Nearly half of Irish business leaders see housing as impediment to growth
Survey reveals rising level of concern about housing crisis and its impact on workers
Some 40 per cent of respondents of a PwC survey specifically singled out housing as a bottleneck in the economy that could potentially frustrate their business plans. Photograph: Alan Betson
Nearly half of Irish business leaders see the lack of affordable housing as a key impediment to expanding their businesses, a survey by consultancy firm PwC has revealed.
Key priorities for business leaders ahead of Budget 2019 included improving national infrastructure, reducing the personal tax burden, and dealing with the housing crisis to support the labour force and boost competitiveness, the survey suggested.
Some 40 per cent of respondents specifically singled out housing as a bottleneck in the economy that could potentially frustrate their business plans.
Reflecting the positive momentum of the Irish economy, 83 per cent of respondents expect their businesses to grow in the year ahead, with nearly a third expecting this growth to be more than 10 per cent.
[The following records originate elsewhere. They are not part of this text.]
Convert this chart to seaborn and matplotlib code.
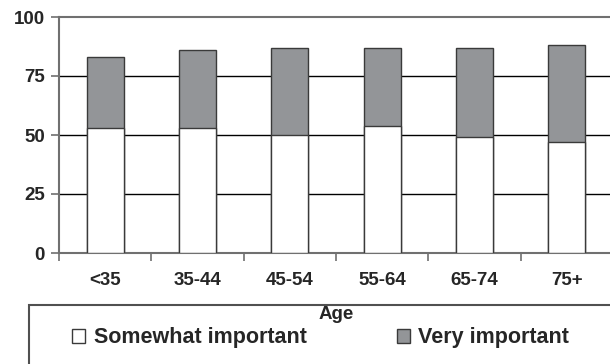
import matplotlib
matplotlib.use("Agg")
import matplotlib.pyplot as plt
from matplotlib.patches import Patch, Rectangle
import seaborn as sns
import pandas as pd

# data (percent of respondents)
age_groups = ["<35", "35-44", "45-54", "55-64", "65-74", "75+"]
somewhat_important = [53, 53, 50, 54, 49, 47]
very_important = [30, 33, 37, 33, 38, 41]
y_ticks = [0, 25, 50, 75, 100]

GRAY = "#939598"
EDGE = "#3a3a3a"
SPINE = "#707070"

sns.set_theme(style="white")
plt.rcParams["font.family"] = ["Liberation Sans", "DejaVu Sans"]
plt.rcParams["font.weight"] = "bold"

df = pd.DataFrame({
    "age": age_groups,
    "somewhat": somewhat_important,
    "total": [s + v for s, v in zip(somewhat_important, very_important)],
})

fig = plt.figure(figsize=(6.10, 3.64), dpi=100)
ax = fig.add_axes([59 / 610, 1 - 253 / 364, 554 / 610, 236 / 364])

# grid lines behind the bars
for y in y_ticks[1:-1]:
    ax.axhline(y, color="black", lw=1.0, zorder=0)

sns.barplot(data=df, x="age", y="total", color=GRAY, width=0.4,
            edgecolor=EDGE, linewidth=1.0, saturation=1, ax=ax, zorder=2)
sns.barplot(data=df, x="age", y="somewhat", color="white", width=0.4,
            edgecolor=EDGE, linewidth=1.0, saturation=1, ax=ax, zorder=3)

ax.set_xlim(-0.5, len(age_groups) - 0.5)
ax.set_ylim(0, 100)
ax.set_yticks(y_ticks)
ax.set_ylabel("")
ax.set_xlabel("Age", fontsize=13.5, fontweight="bold", labelpad=12)

for side in ["left", "bottom", "top"]:
    ax.spines[side].set_color(SPINE)
    ax.spines[side].set_linewidth(1.5)
ax.spines["right"].set_visible(False)

ax.tick_params(axis="y", left=True, length=6, width=1.2, color=SPINE,
               labelsize=13.5, pad=4)
ax.tick_params(axis="x", which="major", length=0, labelsize=13.5, pad=14)
ax.set_xticks([i - 0.5 for i in range(len(age_groups))], minor=True)
ax.tick_params(axis="x", which="minor", bottom=True, length=6, width=1.2,
               color=SPINE)
for lab in ax.get_xticklabels() + ax.get_yticklabels():
    lab.set_fontweight("bold")

# legend box running off the bottom/right of the figure
fig.add_artist(Rectangle((29 / 610, -0.1), 1.0, 0.1 + (364 - 305) / 364,
                         transform=fig.transFigure, fill=False,
                         edgecolor="#505050", lw=1.5))
handles = [Patch(facecolor="white", edgecolor=EDGE, lw=1.0),
           Patch(facecolor=GRAY, edgecolor=EDGE, lw=1.0)]
fig.legend(handles, ["Somewhat important", "Very important"], ncol=2,
           loc="center left", bbox_to_anchor=(72 / 610, 1 - 338 / 364),
           frameon=False, borderpad=0, borderaxespad=0,
           handlelength=0.6, handleheight=0.6, handletextpad=0.4,
           columnspacing=4.2, prop={"size": 15.5, "weight": "bold"})

fig.savefig("out.png", dpi=100, facecolor="white")
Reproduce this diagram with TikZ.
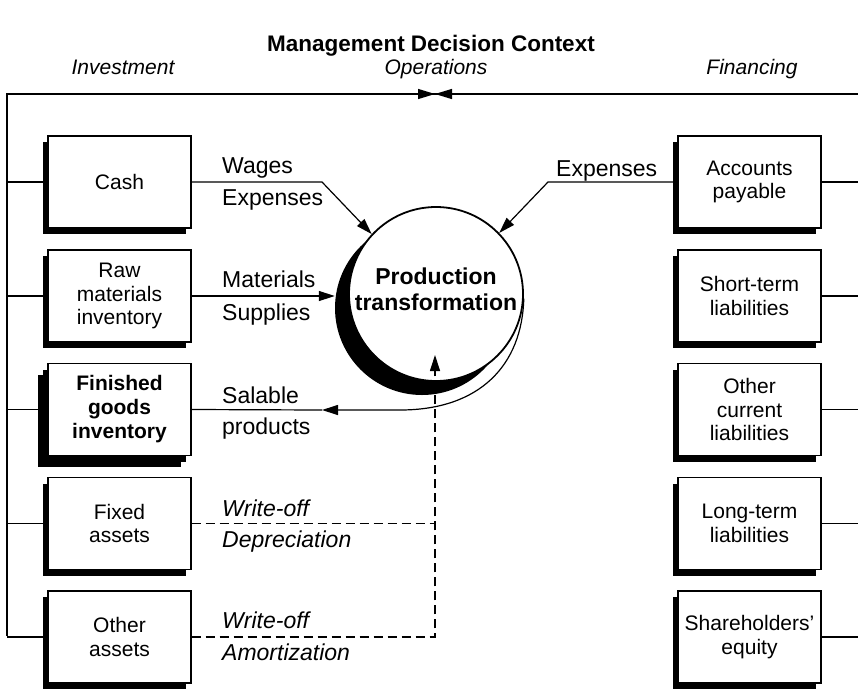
\documentclass[tikz,border=0pt]{standalone}
\usepackage{fontspec}
\setmainfont{Liberation Sans}
\usetikzlibrary{arrows.meta,shadows,backgrounds}
\begin{document}
\begin{tikzpicture}[x=1pt,y=-1pt,
  conn/.style={line width=1.2pt},
  arr/.style={-{Triangle[length=16pt,width=10pt]}},
  bowtip/.style={line width=1.2pt,-{Triangle[length=17pt,width=10pt]}},
  acct/.style={draw, fill=white, line width=1.3pt, minimum width=143pt, minimum height=92pt,
    inner sep=0pt, align=center, font=\fontsize{21}{23.5}\selectfont,
    drop shadow={shadow xshift=-5.5pt, shadow yshift=-6pt, fill=black, opacity=1}},
  keyacct/.style={acct, line width=1.6pt, font=\fontsize{21}{24}\selectfont\bfseries,
    drop shadow={shadow xshift=-10pt, shadow yshift=-11pt, fill=black, opacity=1}},
  lbl/.style={anchor=base west, inner sep=0pt, font=\fontsize{23}{26}\selectfont},
  ilbl/.style={lbl, font=\fontsize{23}{26}\selectfont\itshape},
  head/.style={anchor=base, inner sep=0pt, font=\fontsize{21}{24}\selectfont\itshape},
  ctext/.style={anchor=base, inner sep=0pt, font=\fontsize{23}{26}\selectfont\bfseries}
]
\useasboundingbox (0,0) rectangle (858,688);

% titles
\node[anchor=base, inner sep=0pt, font=\fontsize{22.5}{26}\selectfont\bfseries] (title) at (431,51) {Management Decision Context};
\node[head] (hinv) at (123,74) {Investment};
\node[head] (hops) at (436,74) {Operations};
\node[head] (hfin) at (752,74) {Financing};

% coordinates
\coordinate (railtop) at (7,94);
\coordinate (railbot) at (7,636);
\coordinate (rightend) at (858,94);
\coordinate (bow) at (435,94);

% production circle
\node[circle, fill=black, minimum size=174pt, inner sep=0pt] (prodsh) at (422,308) {};
\node[circle, draw, fill=white, line width=1.8pt, minimum size=174pt, inner sep=0pt] (prod) at (436,294) {};
\node[ctext] (pt1) at (436,284) {Production};
\node[ctext] (pt2) at (436,310) {transformation};

% left boxes
\node[acct] (cash) at (119.5,182) {Cash};
\node[acct] (raw) at (119.5,296) {Raw\\materials\\inventory};
\node[keyacct] (fin) at (119.5,409.5) {Finished\\goods\\inventory};
\node[acct] (fix) at (119.5,523.5) {Fixed\\assets};
\node[acct] (oth) at (119.5,637) {Other\\assets};

% right boxes
\node[acct] (ap) at (749.5,182) {Accounts\\payable};
\node[acct] (st) at (749.5,296) {Short-term\\liabilities};
\node[acct] (oc) at (749.5,409.5) {Other\\current\\liabilities};
\node[acct] (lt) at (749.5,523.5) {Long-term\\liabilities};
\node[acct] (se) at (749.5,637) {Shareholders’\\equity};

% rails and stubs
\begin{scope}[on background layer]
\draw[conn] (railbot) -- (railtop) -- (rightend);
\foreach \b in {cash,raw,fin,fix,oth}{
  \draw[conn] (\b.west -| railtop) -- (\b.west);
}
\foreach \b in {ap,st,oc,lt,se}{
  \draw[conn] (\b.east) -- (\b.east -| rightend);
}
\end{scope}
\draw[bowtip] (railtop) -- (bow);
\draw[bowtip] (rightend) -- (bow);

% flows
\coordinate (cashbend) at (322,182);
\coordinate (apbend) at (548,182);
\coordinate (salt) at (322,410);
\coordinate (dashx) at (435,523.5);
\coordinate (dtip) at (435,355);

\draw[conn, arr] (cash.east) -- (cashbend) -- (prod.137);
\draw[conn, arr] (ap.west) -- (apbend) -- (prod.44);
\draw[conn, arr] (raw.east) -- (raw.east -| prodsh.west);
\draw[conn] (fin.east) -- (salt);
\draw[conn, arr] (prod.-3) .. controls (522,365) and (480,410) .. (400,410) -- (salt);
\draw[conn, dash pattern=on 9pt off 5pt] (fix.east) -- (dashx);
\draw[conn, dash pattern=on 9pt off 5pt, arr] (oth.east) -| (dtip);

% labels
\node[lbl] (lw) at (222,173) {Wages};
\node[lbl] (le1) at (222,205) {Expenses};
\node[lbl] (lm) at (222,287) {Materials};
\node[lbl] (ls) at (222,320) {Supplies};
\node[lbl] (lsa) at (222,403) {Salable};
\node[lbl] (lp) at (222,434) {products};
\node[ilbl] (lwo1) at (222,516) {Write-off};
\node[ilbl] (ld) at (222,547) {Depreciation};
\node[ilbl] (lwo2) at (222,628) {Write-off};
\node[ilbl] (la) at (222,660) {Amortization};
\node[lbl] (le2) at (556,176) {Expenses};
\end{tikzpicture}
\end{document}
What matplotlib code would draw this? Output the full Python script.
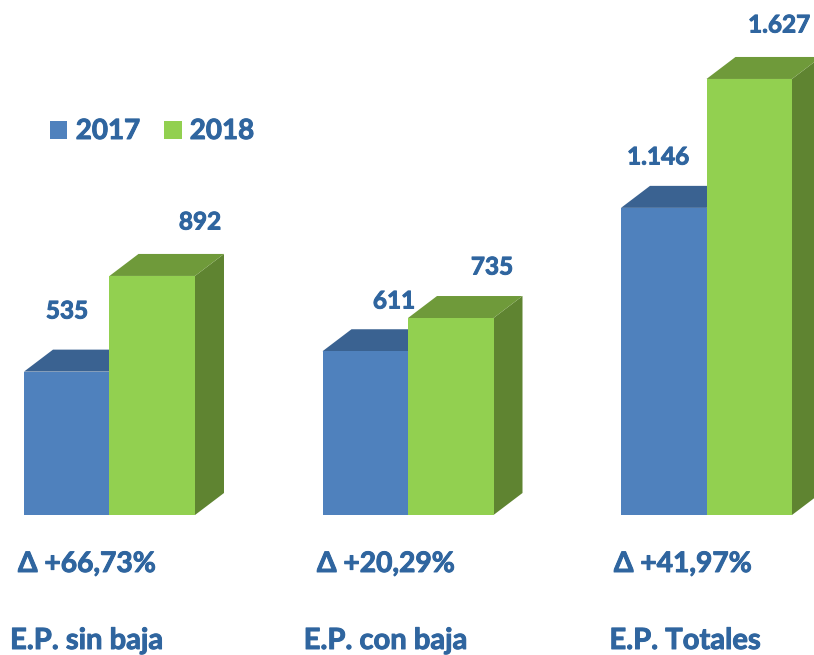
import matplotlib
matplotlib.use("Agg")
import matplotlib.pyplot as plt
import matplotlib.patheffects as pe
from matplotlib.patches import Polygon, Rectangle

categories = ["E.P. sin baja", "E.P. con baja", "E.P. Totales"]
values_2017 = [535, 611, 1146]
values_2018 = [892, 735, 1627]
labels_2017 = ["535", "611", "1.146"]
labels_2018 = ["892", "735", "1.627"]
deltas = ["Δ +66,73%", "Δ +20,29%", "Δ +41,97%"]
series_names = ["2017", "2018"]

W, H = 814, 655
PX_X = 298.5          # pixels per category
PX_Y = 0.268          # pixels per unit
X0, Y0 = 109.5, 515   # pixel of first group centre and of the baseline
BW = 85.5 / PX_X
DX, DY = 29 / PX_X, 22 / PX_Y

TEXT = "#2F659F"
BLUE = ("#4F81BD", "#3A6291", "#3A6291")
GREEN = ("#92D050", "#6F9A3A", "#5F8431")

plt.rcParams["font.family"] = ["Lato", "DejaVu Sans"]
fig = plt.figure(figsize=(W / 100, H / 100), dpi=100)
ax = fig.add_axes([0, 0, 1, 1])
ax.set_xlim(-X0 / PX_X, (W - X0) / PX_X)
ax.set_ylim(-(H - Y0) / PX_Y, Y0 / PX_Y)
ax.axis("off")
thick = [pe.withStroke(linewidth=0.7, foreground=TEXT)]


def bar3d(x, v, cols):
    front, top, side = cols
    ax.add_patch(Polygon([(x + BW, 0), (x + BW + DX, DY), (x + BW + DX, v + DY), (x + BW, v)], fc=side, ec="none", zorder=2))
    ax.add_patch(Polygon([(x, v), (x + DX, v + DY), (x + BW + DX, v + DY), (x + BW, v)], fc=top, ec="none", zorder=2))
    ax.add_patch(Rectangle((x, 0), BW, v, fc=front, ec="none", zorder=3))


def py(p):
    return (Y0 - p) / PX_Y


def px(p):
    return (p - X0) / PX_X


for i in range(len(categories)):
    bar3d(i - BW, values_2017[i], BLUE)
    bar3d(i, values_2018[i], GREEN)

common = dict(color=TEXT, fontweight="bold", ha="center", va="center", path_effects=thick)
blue_lab_xy = [(67, 311), (394, 301), (658, 157)]
green_lab_xy = [(200, 222), (492, 267), (779, 25)]
for i in range(len(categories)):
    ax.text(px(blue_lab_xy[i][0]), py(blue_lab_xy[i][1]), labels_2017[i], fontsize=17.5, **common)
    ax.text(px(green_lab_xy[i][0]), py(green_lab_xy[i][1]), labels_2018[i], fontsize=17.5, **common)
    ax.text(px([87, 386, 683][i]), py(564), deltas[i], fontsize=20.3, **common)
    ax.text(px([86.5, 385.5, 685][i]), py(641), categories[i], fontsize=21, **common)

# legend
ax.add_patch(Rectangle((px(50.5), py(138.5)), 17 / PX_X, 18 / PX_Y, fc=BLUE[0], ec="none"))
ax.add_patch(Rectangle((px(163.5), py(138.5)), 18 / PX_X, 18 / PX_Y, fc=GREEN[0], ec="none"))
for xp, name in zip((108, 222), series_names):
    ax.text(px(xp), py(131), name, fontsize=20, **common)

fig.savefig("out.png", dpi=100)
However, a similar amount of respondents highlighted the rising cost of doing business here as an acute threat to future revenue growth.
Other key challenges include the lack of availability of key skills (67 per cent); the potential negative impact of Brexit in a no-deal scenario (57 per cent ).
The changing international tax environment and the protectionist trade policies being pursued by Donald Trump’s administration in the US were also singled out as potential threats to future prosperity.
More than three-quarters of respondents (77 per cent) said they agreed that moving the Government finances into a surplus, as set out in the Summer Economic Statement, was “the right course of action”. Added to this, more than a quarter (27 per cent) ranked continuing to build a “rainy day” fund – to deal with future shocks to the economy, as a key priority.
Joe Tynan, PwC’s head of tax, said: “Reflective of Ireland’s robust economic growth, the survey shows a high degree of business confidence with expansion from new products and markets being a key driver of growth.
“Maintaining Ireland’s competitiveness is critical in the light of Brexit and other geopolitical uncertainties and the survey highlights the rising cost of doing business, available talent and residential housing as key concerns.
“As a small open economy on the edge of Europe, ensuring that our economy has the capacity for future FDI is critical and top priorities for Budget 2019 should include further investment in infrastructure and housing.”
Mr Tynan also noted the survey highlighted that the changing tax environment and geopolitical uncertainties were causing widespread disruption for businesses.
“For Ireland, one of our biggest concerns is how to manage our international tax reputation. As a country, we have been very good at providing an environment where companies can align their intellectual property, employees and profits and demonstrate substance,” he said.
“However, we need to be careful that we move in line with other countries, not ahead.”